On this day, for the past 17 years, I have avoided social media and taken the day off from work or school in order to have my own moment and block out everyone else’s. I roll my eyes at anyone who posts on social, and my stubborn and bitter reaction to this day has become part of my ritual. It’s hard for me to accept that everyone has their own experience of today, whether it was direct impact, from states away, or none at all. I think all native New Yorkers have a little bit of this fierce pride and sense of protectiveness. But, I’ve found it even harder to accept as the I relive the 10 year old girl who was late to school one morning.

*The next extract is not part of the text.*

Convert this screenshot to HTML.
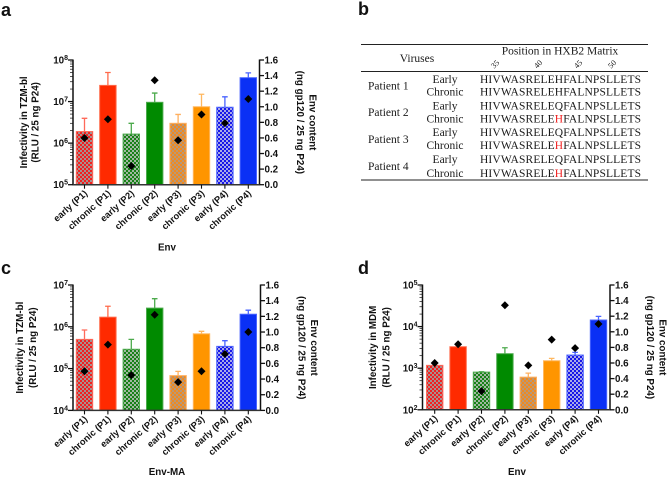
<!DOCTYPE html>
<html lang="en">
<head>
<meta charset="utf-8">
<title>Env infectivity panels</title>
<style>
html,body{margin:0;padding:0;background:#fff;width:669px;height:477px;overflow:hidden}
svg{display:block;filter:blur(0.35px)}
.b{font-family:"Liberation Sans",sans-serif;font-weight:bold;fill:#111}
.s{font-family:"Liberation Serif",serif;fill:#1a1a1a}
</style>
</head>
<body>
<svg id="fig" xmlns="http://www.w3.org/2000/svg" width="669" height="477" viewBox="0 0 669 477">
<defs>
<pattern id="chk-red" width="4" height="4" patternUnits="userSpaceOnUse"><rect width="4" height="4" fill="#a89090"/><rect width="2" height="2" fill="#f02020"/><rect x="2" y="2" width="2" height="2" fill="#f02020"/></pattern>
<pattern id="chk-green" width="4" height="4" patternUnits="userSpaceOnUse"><rect width="4" height="4" fill="#a0b8a0"/><rect width="2" height="2" fill="#188018"/><rect x="2" y="2" width="2" height="2" fill="#188018"/></pattern>
<pattern id="chk-orange" width="4" height="4" patternUnits="userSpaceOnUse"><rect width="4" height="4" fill="#b89878"/><rect width="2" height="2" fill="#f08a20"/><rect x="2" y="2" width="2" height="2" fill="#f08a20"/></pattern>
<pattern id="chk-blue" width="4" height="4" patternUnits="userSpaceOnUse"><rect width="4" height="4" fill="#a8a8e8"/><rect width="2" height="2" fill="#1818e8"/><rect x="2" y="2" width="2" height="2" fill="#1818e8"/></pattern>
</defs>

<text class="b" x="1" y="16" font-size="18">a</text>
<text class="b" x="358" y="15" font-size="18">b</text>
<text class="b" x="1" y="274" font-size="18">c</text>
<text class="b" x="358" y="274" font-size="18">d</text>

<g>
<line x1="361" y1="44.5" x2="648" y2="44.5" stroke="#222" stroke-width="1"/>
<line x1="361" y1="71.5" x2="648" y2="71.5" stroke="#222" stroke-width="1"/>
<line x1="361" y1="180" x2="648" y2="180" stroke="#222" stroke-width="1"/>
<text class="s" x="417" y="62" font-size="11.5" text-anchor="middle">Viruses</text>
<text class="s" x="560" y="54.5" font-size="11.5" text-anchor="middle">Position in HXB2 Matrix</text>
<text class="s" font-size="8" text-anchor="middle" transform="translate(497 66) rotate(-45)">35</text>
<text class="s" font-size="8" text-anchor="middle" transform="translate(540 66) rotate(-45)">40</text>
<text class="s" font-size="8" text-anchor="middle" transform="translate(580 66) rotate(-45)">45</text>
<text class="s" font-size="8" text-anchor="middle" transform="translate(614 66) rotate(-45)">50</text>

<text class="s" x="368" y="89.5" font-size="11.5">Patient 1</text>
<text class="s" x="368" y="116" font-size="11.5">Patient 2</text>
<text class="s" x="368" y="143" font-size="11.5">Patient 3</text>
<text class="s" x="368" y="170" font-size="11.5">Patient 4</text>

<text class="s" x="445" y="83" font-size="11.5" text-anchor="middle">Early</text>
<text class="s" x="445" y="95.5" font-size="11.5" text-anchor="middle">Chronic</text>
<text class="s" x="445" y="109.5" font-size="11.5" text-anchor="middle">Early</text>
<text class="s" x="445" y="122.5" font-size="11.5" text-anchor="middle">Chronic</text>
<text class="s" x="445" y="136" font-size="11.5" text-anchor="middle">Early</text>
<text class="s" x="445" y="149" font-size="11.5" text-anchor="middle">Chronic</text>
<text class="s" x="445" y="163" font-size="11.5" text-anchor="middle">Early</text>
<text class="s" x="445" y="177" font-size="11.5" text-anchor="middle">Chronic</text>

<text class="s" x="480" y="83" font-size="11.5" textLength="161" lengthAdjust="spacing">HIVWASRELEHFALNPSLLETS</text>
<text class="s" x="480" y="95.5" font-size="11.5" textLength="161" lengthAdjust="spacing">HIVWASRELEHFALNPSLLETS</text>
<text class="s" x="480" y="109.5" font-size="11.5" textLength="161" lengthAdjust="spacing">HIVWASRELEQFALNPSLLETS</text>
<text class="s" x="480" y="122.5" font-size="11.5" textLength="161" lengthAdjust="spacing">HIVWASRELE<tspan fill="#f02020">H</tspan>FALNPSLLETS</text>
<text class="s" x="480" y="136" font-size="11.5" textLength="161" lengthAdjust="spacing">HIVWASRELEQFALNPSLLETS</text>
<text class="s" x="480" y="149" font-size="11.5" textLength="161" lengthAdjust="spacing">HIVWASRELE<tspan fill="#f02020">H</tspan>FALNPSLLETS</text>
<text class="s" x="480" y="163" font-size="11.5" textLength="161" lengthAdjust="spacing">HIVWASRELEQFALNPSLLETS</text>
<text class="s" x="480" y="177" font-size="11.5" textLength="161" lengthAdjust="spacing">HIVWASRELE<tspan fill="#f02020">H</tspan>FALNPSLLETS</text>
</g>
</svg>

<script>
const categories = ['early (P1)','chronic (P1)','early (P2)','chronic (P2)','early (P3)','chronic (P3)','early (P4)','chronic (P4)'];
const envTickLabels = ['0.0','0.2','0.4','0.6','0.8','1.0','1.2','1.4','1.6'];

const decadesA = [5,6,7,8];
const infectivityA = [1.9e6,2.45e7,1.65e6,9.6e6,3e6,7.5e6,7.3e6,3.75e7];
const errorTopA = [3.95e6,5e7,3e6,1.6e7,4.9e6,1.5e7,1.3e7,4.9e7];
const envContentA = [0.6,0.84,0.24,1.34,0.57,0.9,0.79,1.1];

const decadesC = [4,5,6,7];
const infectivityC = [5e5,1.7e6,2.9e5,2.8e6,6.8e4,6.8e5,3.4e5,2e6];
const errorTopC = [8.4e5,3.1e6,5e5,4.7e6,8.6e4,7.8e5,4.65e5,2.5e6];
const envContentC = [0.5,0.84,0.45,1.22,0.36,0.5,0.72,1.0];

const decadesD = [2,3,4,5];
const infectivityD = [1170,3280,805,2230,610,1510,2070,14400];
const errorTopD = [1170,3280,820,3100,760,1720,2400,17600];
const envContentD = [0.6,0.84,0.24,1.34,0.57,0.9,0.79,1.1];

const fills = ['url(#chk-red)','#ff2a00','url(#chk-green)','#008a00','url(#chk-orange)','#ff9500','url(#chk-blue)','#0a30f5'];
const edges = ['#ff6a5a','#ff6a4a','#4caa4c','#4caa4c','#ffb060','#ffb860','#4a64ff','#4a64ff'];

const svg = document.getElementById('fig');
const NS = 'http://www.w3.org/2000/svg';

function make(tag, attrs, parent) {
  const el = document.createElementNS(NS, tag);
  for (const k in attrs) el.setAttribute(k, attrs[k]);
  parent.appendChild(el);
  return el;
}

function drawPanel(p) {
  const g = make('g', {}, svg);
  
  

  const minD = p.decades[0], maxD = p.decades[p.decades.length - 1];
  const yLog = v => p.bottom - (Math.log10(v) - minD) / (maxD - minD) * (p.bottom - p.top);
  const yEnv = v => p.bottom - v / 1.6 * (p.bottom - p.top);
  const xCat = i => p.x0 + i * p.step;

  // bars and error bars
  categories.forEach((c, i) => {
    const x = xCat(i), top = yLog(p.values[i]), errY = yLog(p.errors[i]);
    if (p.errors[i] > p.values[i]) {
      const err = make('path', {d: 'M' + x + ' ' + top + 'V' + errY + 'M' + (x - 2.8) + ' ' + errY + 'H' + (x + 2.8), stroke: edges[i], 'stroke-width': 1.3, fill: 'none'}, g);
      
      
    }
    const bar = make('rect', {x: x - 8.2, y: top, width: 16.4, height: p.bottom - top, fill: fills[i], stroke: edges[i], 'stroke-width': 1}, g);
    
    
  });

  // left log axis
  const left = make('line', {x1: p.left, x2: p.left, y1: p.top - 0.5, y2: p.bottom + 0.6, stroke: '#111', 'stroke-width': 1.5}, g);
  
  

  p.decades.forEach((d, idx) => {
    const y = yLog(Math.pow(10, d));
    const t = make('line', {x1: p.left - 5, x2: p.left, y1: y, y2: y, stroke: '#111', 'stroke-width': 1.3}, g);
    
    
    const lab = make('text', {class: 'b', x: p.left - 5, y: y + 3.5, 'font-size': 9.8, 'text-anchor': 'end'}, g);
    
    
    const base = make('tspan', {}, lab);
    base.textContent = '10';
    const sup = make('tspan', {dy: -3.5, 'font-size': 7}, lab);
    sup.textContent = String(d);
    if (idx < p.decades.length - 1) {
      for (let m = 2; m < 10; m++) {
        const ym = yLog(m * Math.pow(10, d));
        const mt = make('line', {x1: p.left - 3, x2: p.left, y1: ym, y2: ym, stroke: '#111', 'stroke-width': 0.7}, g);
        
        
      }
    }
  });

  // right axis
  const right = make('line', {x1: p.right, x2: p.right, y1: p.top - 0.5, y2: p.bottom + 0.6, stroke: '#111', 'stroke-width': 1.5}, g);
  
  

  envTickLabels.forEach(l => {
    const y = yEnv(parseFloat(l));
    const t = make('line', {x1: p.right, x2: p.right + 4.5, y1: y, y2: y, stroke: '#111', 'stroke-width': 1.3}, g);
    
    
    const lab = make('text', {class: 'b', x: p.right + 5, y: y + 3.5, 'font-size': 9.8}, g);
    
    
    lab.textContent = l;
  });

  // x axis
  const xAxis = make('line', {x1: p.left, x2: p.right, y1: p.bottom, y2: p.bottom, stroke: '#333', 'stroke-width': 1.5}, g);
  
  

  categories.forEach((c, i) => {
    const x = xCat(i);
    const t = make('line', {x1: x, x2: x, y1: p.bottom, y2: p.bottom + 4, stroke: '#111', 'stroke-width': 1.1}, g);
    
    
    const lab = make('text', {class: 'b', 'font-size': 9.3, 'text-anchor': 'end', transform: 'translate(' + (x + 3.5) + ' ' + (p.bottom + 9.5) + ') rotate(-42)'}, g);
    
    
    lab.textContent = c;
  });

  // env diamonds
  categories.forEach((c, i) => {
    const x = xCat(i), y = yEnv(p.env[i]);
    const dm = make('path', {d: 'M' + x + ' ' + (y - 4) + 'L' + (x + 4) + ' ' + y + 'L' + x + ' ' + (y + 4) + 'L' + (x - 4) + ' ' + y + 'Z', fill: '#000'}, g);
    
    
  });

  // titles
  const cy = (p.top + p.bottom) / 2 + p.titleShift;
  const t1 = make('text', {class: 'b', 'font-size': 9.8, 'text-anchor': 'middle', transform: 'translate(' + p.yT1 + ' ' + cy + ') rotate(-90)'}, g);
  
  
  t1.textContent = p.yTitle;
  const t2 = make('text', {class: 'b', 'font-size': 9.8, 'text-anchor': 'middle', transform: 'translate(' + p.yT2 + ' ' + cy + ') rotate(-90)'}, g);
  
  
  t2.textContent = '(RLU / 25 ng P24)';
  const r1 = make('text', {class: 'b', 'font-size': 9.8, 'text-anchor': 'middle', transform: 'translate(' + p.rT1 + ' ' + cy + ') rotate(90)'}, g);
  
  
  r1.textContent = 'Env content';
  const r2 = make('text', {class: 'b', 'font-size': 9.8, 'text-anchor': 'middle', transform: 'translate(' + p.rT2 + ' ' + cy + ') rotate(90)'}, g);
  
  
  r2.textContent = '(ng gp120 / 25 ng P24)';
  const xt = make('text', {class: 'b', 'font-size': 9.8, 'text-anchor': 'middle', x: p.xTitleX, y: p.xTitleY}, g);
  
  
  xt.textContent = p.xTitle;
}

drawPanel({id: 'a', decades: decadesA, values: infectivityA, errors: errorTopA, env: envContentA,
  left: 73, right: 259.5, top: 60, bottom: 184.7, x0: 84.5, step: 23.4,
  yTitle: 'Infectivity in TZM-bl', yT1: 27, yT2: 38.5, rT1: 309.5, rT2: 297, titleShift: 0,
  xTitle: 'Env', xTitleX: 167, xTitleY: 250.5});
drawPanel({id: 'c', decades: decadesC, values: infectivityC, errors: errorTopC, env: envContentC,
  left: 73, right: 260.5, top: 285, bottom: 410.4, x0: 84.5, step: 23.4,
  yTitle: 'Infectivity in TZM-bl', yT1: 23, yT2: 36, rT1: 311, rT2: 298.5, titleShift: 0,
  xTitle: 'Env-MA', xTitleX: 167, xTitleY: 475});
drawPanel({id: 'd', decades: decadesD, values: infectivityD, errors: errorTopD, env: envContentD,
  left: 422.5, right: 610, top: 285, bottom: 409.8, x0: 434.7, step: 23.4,
  yTitle: 'Infectivity in MDM', yT1: 376, yT2: 389.5, rT1: 659.5, rT2: 647, titleShift: 0,
  xTitle: 'Env', xTitleX: 517, xTitleY: 475});
</script>
</body>
</html>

As I walked down the street, my short 10 year old body wasn’t able to see above the heads of the sea of people filling up W 10th and Greenwich, the block my middle school was on. Used to crowds of people, I asked a stranger what movie they were shooting. A man in his 40s, unable to speak, pointed ahead. A view of the towers stood smack in the middle of Greenwich Street. The first plane had just hit, a close enough view to be distracted by the sight of miniature people jumping from the windows, the second plane hit. Unable to process or understand what I was seeing, a stranger was able to collect their own surroundings and realize I was alone and very much not an adult. They shuffled me out of the crowd and brought me outside my school doors. Not super sure what to do with me from there, they left. I wandered inside, and went upstairs to my 5th grade classroom, where the rest of the class sat, unaware of what was going on outside. My teacher yelled at me for being late and shushed me as I tried, poorly, to explain what had just happened. A few minutes later, the phone rang. Already not a huge fan of this 5th grade teacher, I couldn’t help but murmur “I told you so” under my breath.

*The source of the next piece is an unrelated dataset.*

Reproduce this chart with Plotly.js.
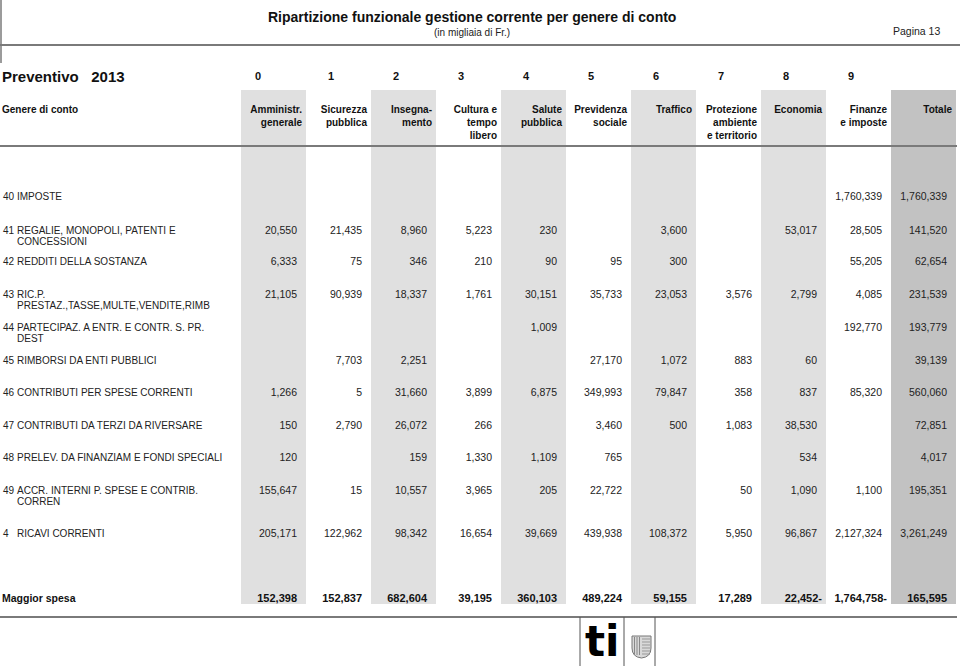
<!DOCTYPE html>
<html>
<head>
<meta charset="utf-8">
<script src="https://cdn.plot.ly/plotly-3.0.1.min.js"></script>
<style>html,body{margin:0;padding:0;background:#fff}</style>
</head>
<body>
<div id="plot" style="width:960px;height:668px"></div>
<script>
// rows (Genere di conto)
var rowCodes = ["40", "41", "42", "43", "44", "45", "46", "47", "48", "49", "4"];
var rowLine1 = ["IMPOSTE", "REGALIE, MONOPOLI, PATENTI E", "REDDITI DELLA SOSTANZA", "RIC.P.",
  "PARTECIPAZ. A ENTR. E CONTR. S. PR.", "RIMBORSI DA ENTI PUBBLICI", "CONTRIBUTI PER SPESE CORRENTI",
  "CONTRIBUTI DA TERZI DA RIVERSARE", "PRELEV. DA FINANZIAM E FONDI SPECIALI",
  "ACCR. INTERNI P. SPESE E CONTRIB.", "RICAVI CORRENTI"];
var rowLine2 = ["", "CONCESSIONI", "", "PRESTAZ.,TASSE,MULTE,VENDITE,RIMB", "DEST", "", "", "", "", "CORREN", ""];
var totalLabel = "Maggior spesa";

// columns (functions 0-9 + Totale)
var colCodes = ["0", "1", "2", "3", "4", "5", "6", "7", "8", "9", ""];
var colNames = ["Amministr.<br>generale", "Sicurezza<br>pubblica", "Insegna-<br>mento", "Cultura e<br>tempo<br>libero",
  "Salute<br>pubblica", "Previdenza<br>sociale", "Traffico", "Protezione<br>ambiente<br>e territorio",
  "Economia", "Finanze<br>e imposte", "Totale"];

// values per column: rows 40..49, 4, then Maggior spesa (null = empty cell)
var amministr  = [null, 20550, 6333, 21105, null, null, 1266, 150, 120, 155647, 205171, 152398];
var sicurezza  = [null, 21435, 75, 90939, null, 7703, 5, 2790, null, 15, 122962, 152837];
var insegnam   = [null, 8960, 346, 18337, null, 2251, 31660, 26072, 159, 10557, 98342, 682604];
var cultura    = [null, 5223, 210, 1761, null, null, 3899, 266, 1330, 3965, 16654, 39195];
var salute     = [null, 230, 90, 30151, 1009, null, 6875, null, 1109, 205, 39669, 360103];
var previdenza = [null, null, 95, 35733, null, 27170, 349993, 3460, 765, 22722, 439938, 489224];
var traffico   = [null, 3600, 300, 23053, null, 1072, 79847, 500, null, null, 108372, 59155];
var protezione = [null, null, null, 3576, null, 883, 358, 1083, null, 50, 5950, 17289];
var economia   = [null, 53017, null, 2799, null, 60, 837, 38530, 534, 1090, 96867, -22452];
var finanze    = [1760339, 28505, 55205, 4085, 192770, null, 85320, null, null, 1100, 2127324, -1764758];
var totale     = [1760339, 141520, 62654, 231539, 193779, 39139, 560060, 72851, 4017, 195351, 3261249, 165595];

var columns = [amministr, sicurezza, insegnam, cultura, salute, previdenza, traffico, protezione, economia, finanze, totale];

// page geometry (pixel-like axes)
var rowY = [197, 231, 262, 295, 328, 361, 393, 426, 458, 491, 534];
var totalY = 599;
function colRight(k) { return 297 + 65 * k; }

var ink = "#222";
var sans = "Liberation Sans, Arial, sans-serif";

function fmt(v) {
  if (v === null) return "";
  var s = Math.abs(v).toLocaleString("en-US");
  return v < 0 ? s + "-" : s;
}

// body cells and total row
var bx = [], by = [], bt = [], tx = [], ty = [], tt = [];
columns.forEach(function (col, k) {
  col.forEach(function (v, i) {
    if (v === null) return;
    var x = colRight(k) + (v < 0 ? 5 : 0);
    if (i < rowY.length) { bx.push(x); by.push(rowY[i]); bt.push(fmt(v)); }
    else { tx.push(x); ty.push(totalY); tt.push(fmt(v)); }
  });
});

var traces = [
  {x: bx, y: by, text: bt, mode: "text", type: "scatter", textposition: "middle left",
   textfont: {family: sans, size: 10.5, color: ink}, hoverinfo: "skip"},
  {x: tx, y: ty, text: tt, mode: "text", type: "scatter", textposition: "middle left",
   textfont: {family: sans, size: 11, color: "#111", weight: "bold"}, hoverinfo: "skip"},
  // row codes
  {x: rowCodes.map(function () { return 3; }), y: rowY, text: rowCodes, mode: "text", type: "scatter",
   textposition: "middle right", textfont: {family: sans, size: 10, color: ink}, hoverinfo: "skip"},
  // row labels
  {x: rowLine1.map(function () { return 17; }), y: rowY, text: rowLine1, mode: "text", type: "scatter",
   textposition: "middle right", textfont: {family: sans, size: 10, color: ink}, hoverinfo: "skip"},
  {x: rowLine2.map(function () { return 17; }), y: rowY.map(function (y) { return y + 11; }), text: rowLine2,
   mode: "text", type: "scatter", textposition: "middle right",
   textfont: {family: sans, size: 10, color: ink}, hoverinfo: "skip"},
  {x: [2], y: [totalY], text: [totalLabel], mode: "text", type: "scatter", textposition: "middle right",
   textfont: {family: sans, size: 10.5, color: "#111", weight: "bold"}, hoverinfo: "skip"},
  // column codes
  {x: colCodes.map(function (c, k) { return k === 0 ? colRight(0) - 39 : colRight(k) - 31; }),
   y: colCodes.map(function () { return 77; }), text: colCodes, mode: "text", type: "scatter",
   textposition: "middle center", textfont: {family: sans, size: 11, color: "#111", weight: "bold"}, hoverinfo: "skip"},
  // column headings
  {x: colNames.map(function (c, k) { return colRight(k) + 5; }), y: colNames.map(function () { return 105; }),
   text: colNames, mode: "text", type: "scatter", textposition: "bottom left",
   textfont: {family: sans, size: 10, color: "#111", weight: "bold"}, hoverinfo: "skip"},
  {x: [2], y: [105], text: ["Genere di conto"], mode: "text", type: "scatter", textposition: "bottom right",
   textfont: {family: sans, size: 10, color: "#111", weight: "bold"}, hoverinfo: "skip"}
];

// shaded column bands
var shapes = [];
columns.forEach(function (col, k) {
  if (k % 2 === 0 || k === 10) {
    shapes.push({type: "rect", xref: "x", yref: "y", layer: "below",
      x0: colRight(k) - 56, x1: colRight(k) + 9, y0: 90, y1: 604,
      fillcolor: k === 10 ? "#c2c2c2" : "#e0e0e0", line: {width: 0}});
  }
});
// rules
var rule = {color: "#7a7a7a", width: 2};
shapes.push({type: "line", xref: "x", yref: "y", layer: "below", x0: 0, x1: 960, y0: 45, y1: 45, line: rule});
shapes.push({type: "line", xref: "x", yref: "y", layer: "below", x0: 0, x1: 957, y0: 146, y1: 146, line: rule});
shapes.push({type: "line", xref: "x", yref: "y", layer: "below", x0: 0, x1: 957, y0: 617, y1: 617, line: rule});
shapes.push({type: "line", xref: "x", yref: "y", x0: 1, x1: 1, y0: 0, y1: 63, line: {color: "#7a7a7a", width: 1.5}});
// logo frame
[580, 624, 655].forEach(function (x) {
  shapes.push({type: "line", xref: "x", yref: "y", x0: x, x1: x, y0: 617, y1: 666, line: {color: "#555", width: 1}});
});
// shield
shapes.push({type: "path", xref: "x", yref: "y",
  path: "M632,636 L651,636 L651,648 Q651,657 641.5,658 Q632,657 632,648 Z",
  fillcolor: "#d8d8d8", line: {color: "#777", width: 1}});
[634.5, 637, 639.5].forEach(function (x) {
  shapes.push({type: "line", xref: "x", yref: "y", x0: x, x1: x, y0: 637, y1: 655, line: {color: "#888", width: 1}});
});
[639, 642, 645, 648, 651, 654].forEach(function (y) {
  shapes.push({type: "line", xref: "x", yref: "y", x0: 642, x1: 650, y0: y, y1: y, line: {color: "#999", width: 1}});
});

var annotations = [
  {x: 472, y: 17, xref: "x", yref: "y", showarrow: false, xanchor: "center", yanchor: "middle",
   text: "<b>Ripartizione funzionale gestione corrente per genere di conto</b>",
   font: {family: sans, size: 14, color: "#111"}},
  {x: 472, y: 32, xref: "x", yref: "y", showarrow: false, xanchor: "center", yanchor: "middle",
   text: "(in migliaia di Fr.)", font: {family: sans, size: 10, color: "#222"}},
  {x: 942, y: 31, xref: "x", yref: "y", showarrow: false, xanchor: "right", yanchor: "middle",
   text: "Pagina 13", font: {family: sans, size: 10.5, color: "#222"}},
  {x: 0, y: 76, xref: "x", yref: "y", showarrow: false, xanchor: "left", yanchor: "middle",
   text: "<b>Preventivo&nbsp;&nbsp;&nbsp;2013</b>", font: {family: sans, size: 15, color: "#111"}},
  {x: 602, y: 641, xref: "x", yref: "y", showarrow: false, xanchor: "center", yanchor: "middle",
   text: "<b>ti</b>", font: {family: "DejaVu Sans, sans-serif", size: 42, color: "#000"}}
];

var layout = {
  width: 960, height: 668,
  margin: {l: 0, r: 0, t: 0, b: 0},
  paper_bgcolor: "#fff", plot_bgcolor: "#fff",
  showlegend: false,
  xaxis: {range: [0, 960], visible: false, fixedrange: true},
  yaxis: {range: [668, 0], visible: false, fixedrange: true},
  shapes: shapes,
  annotations: annotations
};

Plotly.newPlot("plot", traces, layout, {staticPlot: true, displayModeBar: false});
</script>
</body>
</html>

For 17 years, aside from some brief, obligatory Child Psychology right after 9/11, I mainly have kept this experience to myself. It’s hard for me to accept today without feeling an extreme sense of “if you weren’t here on this day, you don’t get to talk about it” mentality. I am so fiercely protective over my own experience and my internal way of processing, that I’ve never told the majority of my friends or loved ones, and I’ve judged those that do. Today, for the first time, I broke my tradition of taking the day off or working from home, and so, I figured I would break all of my “traditions” today.
Going into the office, which happens to be one block from the memorial, was less of an intentional stance, and more because I hadn’t gone into the office in a few days and felt like a lazy employee. I immediately regretted this decision as I felt familiar flashes of anger when I realized that the E train was more crowded than usual, packed with tourists going see the memorial and shop in the gift store. It increased as I watched people take selfies in the Oculus , and watched digital Ads along the Oculus walls, promoting the gift shop and memorial visits— all reminders why I’ve chosen to actively avoid this day. But, as I pulled myself together at my desk, I had the overly-delayed realization that I shouldn’t try to avoid this day or my experience of it, but rather accept that people commemorate in different ways which aren’t for me to judge or be personally afflicted by, whether it’s a selfie or in silence. As I write this, I realize that I’m not fully 100% on board with this mindset yet, I still think taking a selfie in the Oculus to post on Instagram is punch-able, but it’s a step in the right direction, right?
It’s a simple thought but, these days, there are so many opinions flying off the handle, I’ve found it easier to ignore the noise all together since it’s pointless to let approaches and opinions that you don’t agree with get to you and overheat you. I’ve always felt like there is no purpose in contributing to the noise, and have harshly judged those who have. But, I guess, my point in writing any of this, is for those who have always chosen silence as a pride, protective, or defense mechanism, it’s okay to break it once and awhile. Although, in the same vein, this could also just be a weird indulgent need to put my thoughts down on paper, and maybe I should have simply written this all out and sent it to my therapist. I definitely debated posting this and wondering how hard I’d roll my eyes reading it as a third party. In any case, if this resonated with anyone, that’s great. At least it felt good to put into words. Let’s hope I don’t start posting about the harms of GMOs on Facebook as a follow up.
Love to all my New Yorkers on today, even the tourists.